Home » Press Releases » Health Council Releases New Hospital Quality Performance Data
  • Print
  • Email
  • Health Council Releases New Hospital Quality Performance Data

    April 19, 2011

    As of today, the community can view updated data on how well area hospitals perform in treating three common health conditions – heart failure, heart attack and pneumonia. The information, released by the Greater Cincinnati Health Council, is available at www.gchchospitalquality.org. The conditions are among the three most common reasons for hospitalizations in the Tristate. In addition, patients can access data on surgical care, patient satisfaction measures, and 30-day readmission and mortality rates.

    Greater Cincinnati is the only region in Ohio where hospitals come together to voluntarily provide hospital- specific performance data to help patients make informed decisions about their hospital care.

    Hospitals were measured on whether patients with the conditions received all of the recommended treatment for which they were eligible during their hospital stay. Hospitals use these data to make internal decisions about how to improve the quality of care patients receive. They also look for and share best practices of those hospitals that are performing particularly well on a specific measure.

    “This commitment to transparency and collaboration is unique,” said Colleen O’Toole, PhD, president of the Greater Cincinnati Health Council, the organization that leads the project. “It is clearly raising the quality of care not only at individual hospitals but for our entire community. Local hospitals are performing at or above Ohio and national averages in all categories.  The data posted are for full year 2009, the latest available, and previous years’ data also can be viewed.”

    “People in Greater Cincinnati can be proud that hospitals in their community are willing to come together in a collaborative manner to learn from one another about what they can do better,” O’Toole said. “Making this information available publicly and updating and enhancing the data each year gives consumers reliable information that they can use for their own education and for discussion with their physicians.
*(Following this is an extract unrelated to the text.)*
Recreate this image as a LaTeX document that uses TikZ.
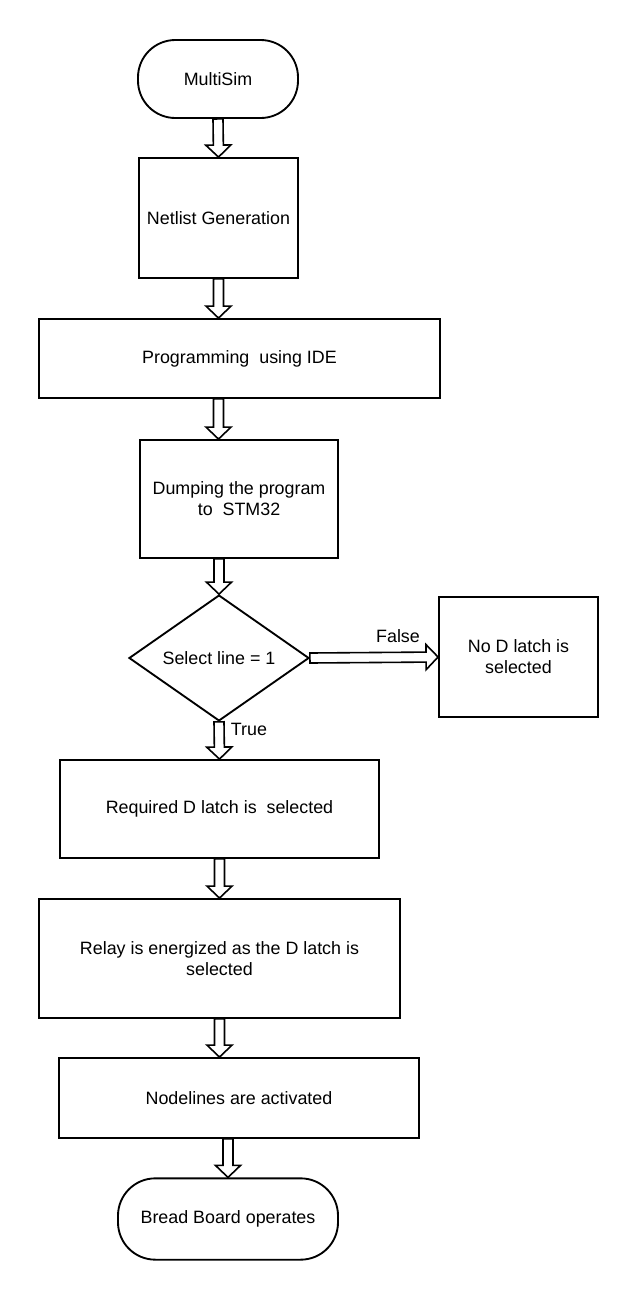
\documentclass[tikz,border=0pt]{standalone}
\usepackage{fontspec}
\setmainfont{Liberation Sans}
\usetikzlibrary{shapes.geometric,calc,backgrounds}
\newcommand\blockarr[2]{%
  \path (#1) coordinate (bs) (#2) coordinate (bt);
  \coordinate (bh) at ($(bt)!9pt!(bs)$);
  \draw[barr] ($(bs)!3.75pt!-90:(bt)$) -- ($(bh)!3.75pt!-90:(bt)$) -- ($(bh)!9.4pt!-90:(bt)$) -- (bt)
    -- ($(bh)!9.4pt!90:(bt)$) -- ($(bh)!3.75pt!90:(bt)$) -- ($(bs)!3.75pt!90:(bt)$) -- cycle;}
\begin{document}
\begin{tikzpicture}[x=0.75pt,y=-0.75pt,
  box/.style={draw, line width=1.4pt, rectangle, align=center, inner sep=0pt,
              font=\fontsize{13.4}{15.8}\selectfont},
  term/.style={box, rounded corners=28pt},
  dec/.style={box, diamond},
  barr/.style={draw, line width=1.2pt, fill=white, line join=miter},
  lbl/.style={font=\fontsize{13.4}{15.8}\selectfont, inner sep=0pt}
]
\useasboundingbox (0,0) rectangle (640,1304);
\node[term, minimum width=120pt, minimum height=58.5pt] (ms) at (218,79) {MultiSim};
\node[box, minimum width=119.25pt, minimum height=90pt] (ng) at (218.5,218) {Netlist Generation};
\node[box, minimum width=300.75pt, minimum height=59.25pt] (pr) at (239.5,358.5) {Programming\ \ using IDE};
\node[box, minimum width=148.5pt, minimum height=88.5pt] (dp) at (239,499) {Dumping the program\\to\ \ STM32};
\node[dec, minimum width=135pt, minimum height=90pt] (dc) at (219,658) {Select line = 1};
\node[box, minimum width=119.25pt, minimum height=90pt] (nd) at (518.5,657) {No D latch is\\selected};
\node[box, minimum width=239.25pt, minimum height=73.5pt] (rq) at (219.5,809) {Required D latch is\ \ selected};
\node[box, minimum width=270.75pt, minimum height=89.25pt] (rl) at (219.5,958.5) {Relay is energized as the D latch is\\selected};
\node[box, minimum width=270pt, minimum height=60pt] (nl) at (239,1098) {Nodelines are activated};
\node[term, minimum width=165pt, minimum height=61pt] (bb) at (228,1219) {Bread Board operates};
\node[lbl] (fl) at (398,636) {False};
\node[lbl] (tl) at (249,729) {True};
\begin{scope}[on background layer]
\blockarr{ms.south}{ng.north}
\blockarr{ng.south}{pr.north -| ng.south}
\blockarr{pr.south -| ng.south}{dp.north -| ng.south}
\blockarr{dp.south -| dc.north}{dc.north}
\blockarr{dc.east}{nd.west}
\blockarr{dc.south}{rq.north}
\blockarr{rq.south}{rl.north}
\blockarr{rl.south}{nl.north -| rl.south}
\blockarr{nl.south -| bb.north}{bb.north}
\end{scope}
\end{tikzpicture}
\end{document}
Now that the hospitals have reported data for five years, progress made over time can be tracked.”

    Overall performance for heart attack, heart failure and pneumonia improved from 2008 to 2009, and vast improvement has been achieved since 2005 when data were first reported. For example:

    • Overall community average (percent of eligible patients receiving all recommended care measures at participating hospitals) for congestive heart failure was 92 percent in 2009, up from 62 percent in 2005.
    • Overall community average for heart attack was 95percent in 2009, compared to 82 percent in2005.
    • The community average for pneumonia was 89 percent in 2009, up from 64 percent in 2006. (A 2005 community average is not available for this measure.)

    These trends indicate quality of care measures are improving within Tristate hospitals, which translates to better care for the community and more lives saved.

    Users can search the website by hospital name to see how an individual facility compares to others in the area. For each of the hospitals listed, users can find out:

    • How often hospitals follow nine recommended care guidelines for heart attack
    • How often hospitals follow four recommended care guidelines for heart failure
    • How often hospitals follow six recommended care guidelines for pneumonia
    • How often hospitals follow 10 recommended care guidelines for reducing surgical infections
    • Patients’ satisfaction with their hospital care in 10 areas
    • How often patients are readmitted within 30 days of discharge for these conditions as compared to national averages

    This is the kind of information people need to make them more knowledgeable health care decision-makers, said Sharron DiMario, director of community initiatives at Employers Health Coalition of Ohio. “As Greater Cincinnati-area residents, we should all be pleased that our hospitals are leading the way in the state of Ohio by putting quality data into the hands of consumers.

    The indicators focus on some of the most common and costly conditions that hospitals treat. The hospitals are rated on care guidelines that are widely accepted across the country as best practices by such organizations as the Joint Commission and the Healthcare Facilities Accreditation Program/American Osteopathic Association, national organizations that accredit hospitals.

    This report is really about what hospitals do with the data, said Robert Graham, MD, program director of Cincinnati Aligning Forces for Quality (recently named national program director of AF4Q), Professor of Family Medicine at the University of Cincinnati College of Medicine and medical consultant for the project. The purpose of the quality improvement initiative is not to single out any hospital as “best” or “worst.” It is about working together to make continual changes that improve care. As hospitals learn from one another and implement changes, the idea is that all provide better and better care for patients. Collaboration is a cornerstone of this effort.

    The Greater Cincinnati Health Council provided the unique forum for its hospital members to collaborate on this quality improvement effort and developed the website on behalf of the 19 participating hospitals from the region. Data measures on the website are updated annually.

    The data for 2009 were pulled from the Centers for Medicare and Medicaid Services (CMS) Hospital Compare and from the Ohio Hospital Association.


    The Greater Cincinnati Health Council is a widely recognized association that provides a unique forum where hospital and health care leaders collaborate to create a stronger health care community. For more than 50 years, the Council has served as a trusted voice on hospital and health care issues for the Tristate region.